Resolution Statement 02612-17 Zalcman v Get Surrey

Decision: Resolved - IPSO mediation

Resolution Statement 02612-17 Zalcman v Get Surrey

Summary of complaint

1. Larry Zalcman complained to the Independent Press Standards Organisation that Get Surrey breached Clause 1 (Accuracy) of the Editors’ Code of Practice in an article headlined “Man smashed up his mother’s grave headstone in Long Ditton with hammer”, published on 29 June 2016.

2. The complainant said that the newspaper had given the significantly misleading impression that he had vandalised his mother’s headstone because of a financial dispute with her. In fact, he had damaged the headstone due to his upset at discovering that he and his sister had not been referred to in the inscription. He said the article had also wrongly reported that he had been arrested for “causing criminal damage”. Furthermore, he had not been approached for comment, as reported. 

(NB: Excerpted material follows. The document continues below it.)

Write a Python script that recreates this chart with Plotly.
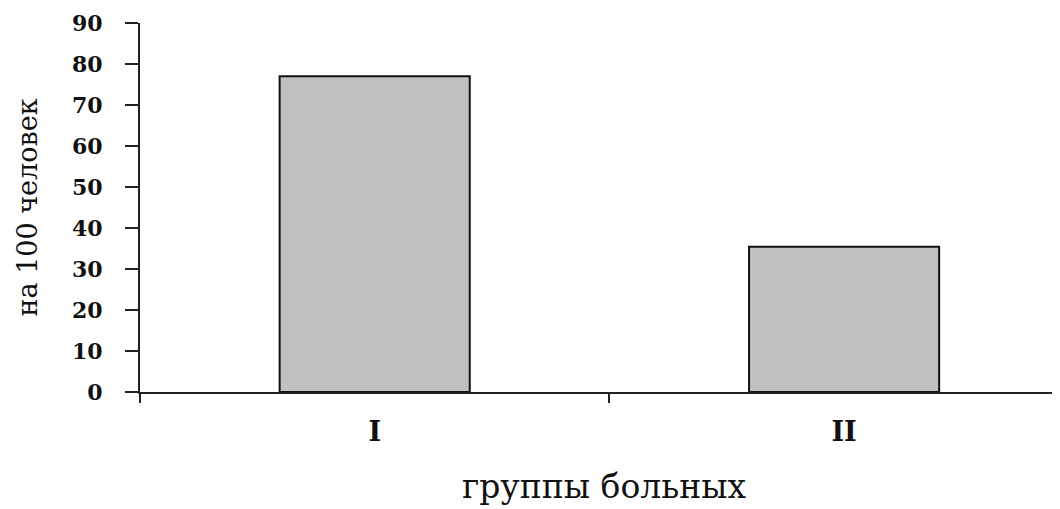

3. The newspaper said that the article had not stated that the complainant was charged or that he had received a criminal conviction; it said that he had received a police caution. It accepted that the alleged financial dispute had not been referred to during the court proceedings, and it offered to remove the reference to it from the article. It said that the agency which had supplied the copy had approached the complainant for comment outside court.     

Relevant Code provisions

4. Clause 1 (Accuracy)

i) The Press must take care not to publish inaccurate, misleading or distorted information or images, including headlines not supported by the text.

ii) A significant inaccuracy, misleading statement or distortion must be corrected, promptly and with due prominence, and — where appropriate — an apology published. In cases involving IPSO, due prominence should be as required by the regulator.

Mediated outcome

5. The complaint was not resolved through direct correspondence between the parties. IPSO therefore began an investigation into the matter.

6. During IPSO’s investigation of the complaint, the newspaper offered to remove the article from its website and to publish the following wording in print and online:

In an article published on 1 July 2016 under the headline "Man smashed up his mother's grave headstone in Long Ditton with hammer", we reported that when Mr Zalcman had "appeared before District Judge Philip Glen at High Wycombe County Court [after damaging his mother's headstone], it was expected that he would challenge the injunction [not to damage the headstone again] so full details of a financial dispute between his mother and himself would have been aired", which was based on information received from a news agency. Mr Zalcman has since contacted us to clarify that the incident involving the headstone had nothing to do with a "financial dispute" between him and his mother, but was a result of his emotional upset at he and his sister having been left off the gravestone by his other sister, the executor of his mother’s will. We apologise for any upset caused.

It also offered to contact third party websites, which had repeated the story, to request the removal of the article.

7. As the complaint was successfully mediated, the Complaints Committee did not make a determination as to whether there had been any breach of the Code.